After some thought, I've figured out how I could create such a container, using a vector as the base container, and wrapping the actual stored data within a struct that also contained fields to record whether the element was valid, and pointers to the next/previous valid element in the vector. Combined with some overloading and such, it sounds like it should be fairly transparent and fulfill my requirements.
But before I actually work on creating yet another container, I'm curious if anyone knows of an existing library that implements this very thing? I'd rather use something that works than spend time debugging a custom implementation. I've looked through the Boost library (which I'm already using), but haven't found this in there.
If the order does not matter, I would just use a hash table mapping integers to pointers. std::tr1::unordered_map<int, T *> (or std::unordered_map<int, unique_ptr<T>> if C++0x is OK).
The hash table's elements can move around which is why you need to use a pointer, but it will support very fast insertion / lookup / deletion. Iteration is fast too, but the elements will come out in an indeterminate order.
Alternatively, I think you can implement your own idea as a very simple combination of a std::vector and a std::list. Just maintain both a list<T> my_list and a vector<list<T>::iterator> my_vector. To add an object, push it onto the back of my_list and then push its iterator onto my_vector. (Set an iterator to my_list.end() and decrement it to get the iterator for the last element.) To lookup, look up in the vector and just dereference the iterator. To delete, remove from the list (which you can do by iterator) and set the location in the vector to my_list.end().

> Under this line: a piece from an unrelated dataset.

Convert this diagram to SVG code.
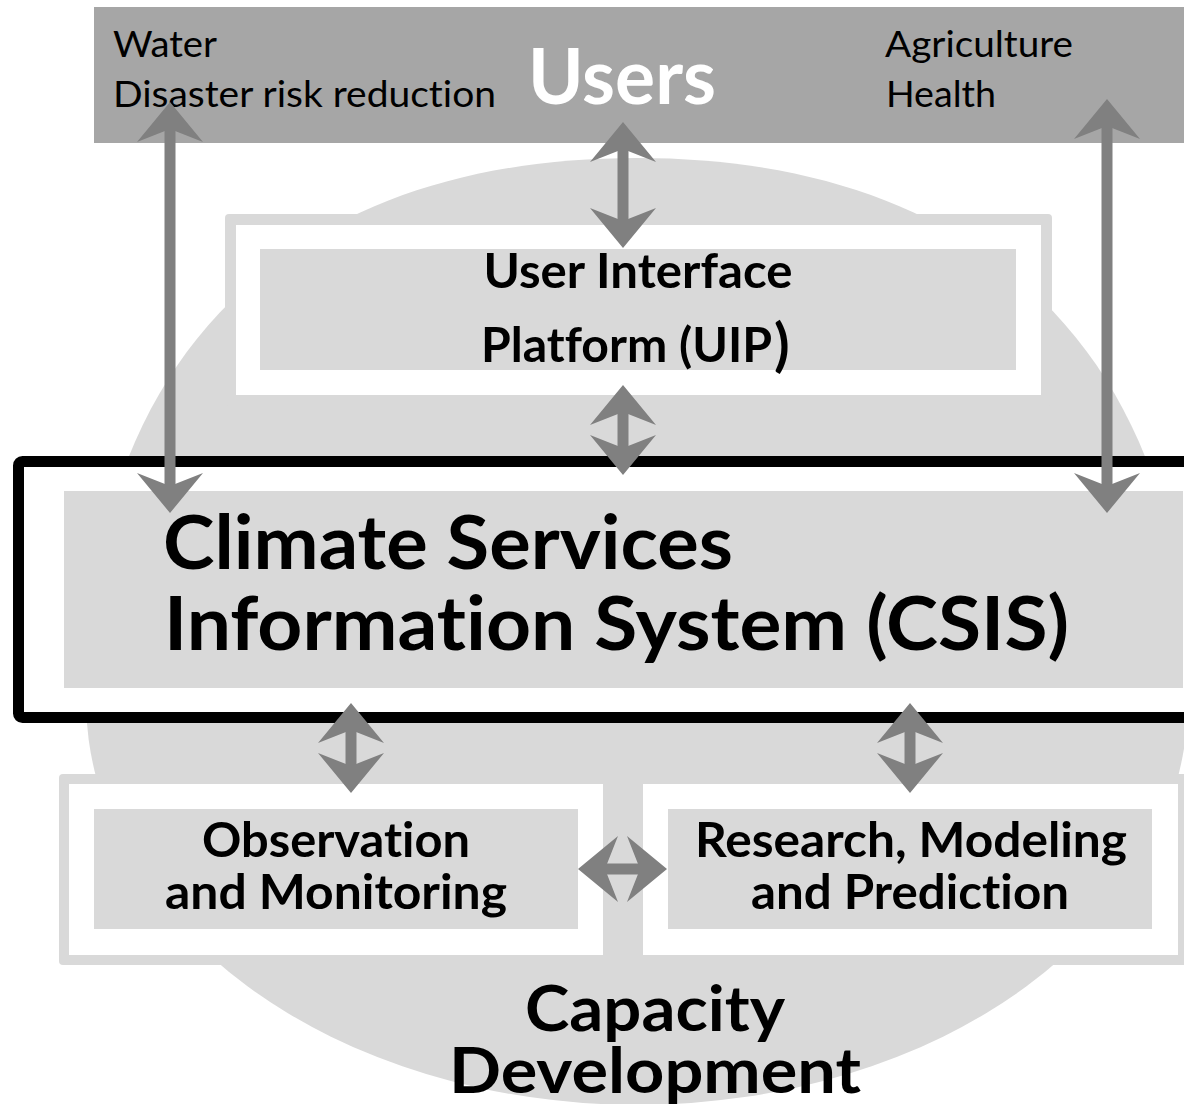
<svg xmlns="http://www.w3.org/2000/svg" width="1184" height="1104" viewBox="0 0 1184 1104">
  <defs>
    <style>
      .bar { fill: #a6a6a6; }
      .soft { fill: #d9d9d9; }
      .white { fill: #ffffff; }
      .frame { fill: #ffffff; stroke: #000000; stroke-width: 11; }
      .t { font-family: Lato, "Open Sans", "Liberation Sans", sans-serif; fill: #000000; font-variant-ligatures: none; font-feature-settings: "liga" 0, "clig" 0; }
      .reg { font-weight: 400; font-size: 37px; }
      .bold { font-weight: 700; }
      .shaft { stroke: #808080; stroke-width: 11; fill: none; }
      .head { fill: #808080; }
    </style>
    <!-- arrowhead pointing up, tip at the origin -->
    <path id="ah" d="M0 0 L33 40 L0 27 L-33 40 Z"/>
  </defs>

  <rect width="1184" height="1104" fill="#ffffff"/>

  <!-- Capacity Development backdrop -->
  <g id="capacity-development">
    <path class="soft" d="M637 158 C984 158 1188 358 1188 700 A551 405 0 0 1 86 700 C86 358 290 158 637 158 Z"/>
    <text class="t bold" font-size="63" x="655" y="1031" text-anchor="middle" textLength="260" lengthAdjust="spacingAndGlyphs">Capacity</text>
    <text class="t bold" font-size="63" x="655" y="1093" text-anchor="middle" textLength="412" lengthAdjust="spacingAndGlyphs">Development</text>
  </g>

  <!-- Users bar -->
  <g id="users">
    <rect class="bar" x="94" y="7" width="1100" height="136"/>
    <text class="t reg" x="113" y="57" textLength="104" lengthAdjust="spacingAndGlyphs">Water</text>
    <text class="t reg" x="113" y="107" textLength="383" lengthAdjust="spacingAndGlyphs">Disaster risk reduction</text>
    <text class="t reg" x="885" y="57" textLength="188" lengthAdjust="spacingAndGlyphs">Agriculture</text>
    <text class="t reg" x="886" y="107" textLength="110" lengthAdjust="spacingAndGlyphs">Health</text>
    <text class="t bold" x="528" y="104" font-size="77" style="fill:#ffffff" textLength="188" lengthAdjust="spacingAndGlyphs">Users</text>
  </g>

  <!-- User Interface Platform -->
  <g id="uip">
    <rect class="soft" x="225" y="214" width="827" height="192" rx="4"/>
    <rect class="white" x="236" y="225" width="805" height="170"/>
    <rect class="soft" x="260" y="249" width="756" height="121"/>
    <text class="t bold" font-size="48" x="638" y="288" text-anchor="middle" textLength="309" lengthAdjust="spacingAndGlyphs">User Interface</text>
    <text class="t bold" font-size="48" x="481" y="362" textLength="291" lengthAdjust="spacingAndGlyphs">Platform (UIP</text>
    <text class="t bold" font-size="57" x="774" y="365">)</text>
  </g>

  <!-- Climate Services Information System -->
  <g id="csis">
    <rect class="frame" x="18.5" y="461.5" width="1200" height="256" rx="4"/>
    <rect class="soft" x="64" y="491" width="1119" height="197"/>
    <text class="t bold" font-size="75" x="163" y="569" textLength="570" lengthAdjust="spacingAndGlyphs">Climate Services</text>
    <text class="t bold" font-size="75" x="164" y="650" textLength="905" lengthAdjust="spacingAndGlyphs">Information System (CSIS)</text>
  </g>

  <!-- shared container of the two lower components -->
  <rect class="soft" x="59" y="774" width="1135" height="191" rx="4"/>

  <g id="observation">
    <rect class="white" x="69" y="784" width="534" height="171"/>
    <rect class="soft" x="94" y="809" width="484" height="120"/>
    <text class="t bold" font-size="48" x="336" y="857" text-anchor="middle" textLength="268" lengthAdjust="spacingAndGlyphs">Observation</text>
    <text class="t bold" font-size="48" x="336" y="909" text-anchor="middle" textLength="342" lengthAdjust="spacingAndGlyphs">and Monitoring</text>
  </g>

  <g id="research">
    <rect class="white" x="643" y="784" width="535" height="171"/>
    <rect class="soft" x="668" y="809" width="484" height="120"/>
    <text class="t bold" font-size="48" x="911" y="857" text-anchor="middle" textLength="432" lengthAdjust="spacingAndGlyphs">Research, Modeling</text>
    <text class="t bold" font-size="48" x="910" y="909" text-anchor="middle" textLength="318" lengthAdjust="spacingAndGlyphs">and Prediction</text>
  </g>

  <!-- connectors -->
  <g id="connectors">
    <!-- sector users to CSIS, left -->
    <line class="shaft" x1="170" y1="128" x2="170" y2="487"/>
    <use href="#ah" class="head" transform="translate(170 102)"/>
    <use href="#ah" class="head" transform="translate(170 513) rotate(180)"/>
    <!-- sector users to CSIS, right -->
    <line class="shaft" x1="1107" y1="125" x2="1107" y2="487"/>
    <use href="#ah" class="head" transform="translate(1107 99)"/>
    <use href="#ah" class="head" transform="translate(1107 513) rotate(180)"/>
    <!-- users to UIP -->
    <line class="shaft" x1="623" y1="148" x2="623" y2="222"/>
    <use href="#ah" class="head" transform="translate(623 122)"/>
    <use href="#ah" class="head" transform="translate(623 248) rotate(180)"/>
    <!-- UIP to CSIS -->
    <line class="shaft" x1="623" y1="411" x2="623" y2="449"/>
    <use href="#ah" class="head" transform="translate(623 385)"/>
    <use href="#ah" class="head" transform="translate(623 475) rotate(180)"/>
    <!-- CSIS to observation -->
    <line class="shaft" x1="351" y1="729" x2="351" y2="767"/>
    <use href="#ah" class="head" transform="translate(351 703)"/>
    <use href="#ah" class="head" transform="translate(351 793) rotate(180)"/>
    <!-- CSIS to research -->
    <line class="shaft" x1="910" y1="729" x2="910" y2="767"/>
    <use href="#ah" class="head" transform="translate(910 703)"/>
    <use href="#ah" class="head" transform="translate(910 793) rotate(180)"/>
    <!-- observation to research -->
    <line class="shaft" x1="604" y1="869" x2="641" y2="869"/>
    <use href="#ah" class="head" transform="translate(578 869) rotate(-90)"/>
    <use href="#ah" class="head" transform="translate(667 869) rotate(90)"/>
  </g>
</svg>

std::list guarantees the elements within will not move when you delete them.
[update]
I am feeling motivated. First pass at an implementation:
#include <vector>
#include <list>
template <typename T>
class NairouList {
public:
typedef std::list<T> list_t;
typedef typename list_t::iterator iterator;
typedef std::vector<iterator> vector_t;
NairouList() : my_size(0)
{ }
void push_back(const T &elt) {
my_list.push_back(elt);
iterator i = my_list.end();
--i;
my_vector.push_back(i);
++my_size;
}
T &operator[](typename vector_t::size_type n) {
if (my_vector[n] == my_list.end())
throw "Dave's not here, man";
return *(my_vector[n]);
}
void remove(typename vector_t::size_type n) {
my_list.erase(my_vector[n]);
my_vector[n] = my_list.end();
--my_size;
}
size_t size() const {
return my_size;
}
iterator begin() {
return my_list.begin();
}
iterator end() {
return my_list.end();
}
private:
list_t my_list;
vector_t my_vector;
size_t my_size;
};
It is missing some Quality of Implementation touches... Like, you probably want more error checking (what if I delete the same element twice?) and maybe some const versions of operator[], begin(), end(). But it's a start.
That said, for "a few thousand" elements a map will likely serve at least as well. A good rule of thumb is "Never optimize anything until your profiler tells you to".
Looks like you might be wanting a std::deque. Removing an element is not as efficient as a std::list, but because deque's are typically created by using non-contiguous memory "blocks" that are managed via an additional pointer array/vector internal to the container (each "block" would be an array of N elements), removal of an element inside of a deque does not cause the same re-shuffling operation that you would see with a vector.
Edit: On second though, and after reviewing some of the comments, while I think a std::deque could work, I think a std::map or std::unordered_map will actually be better for you since it will allow the array-syntax indexing you want, yet give you fast removal of elements as well.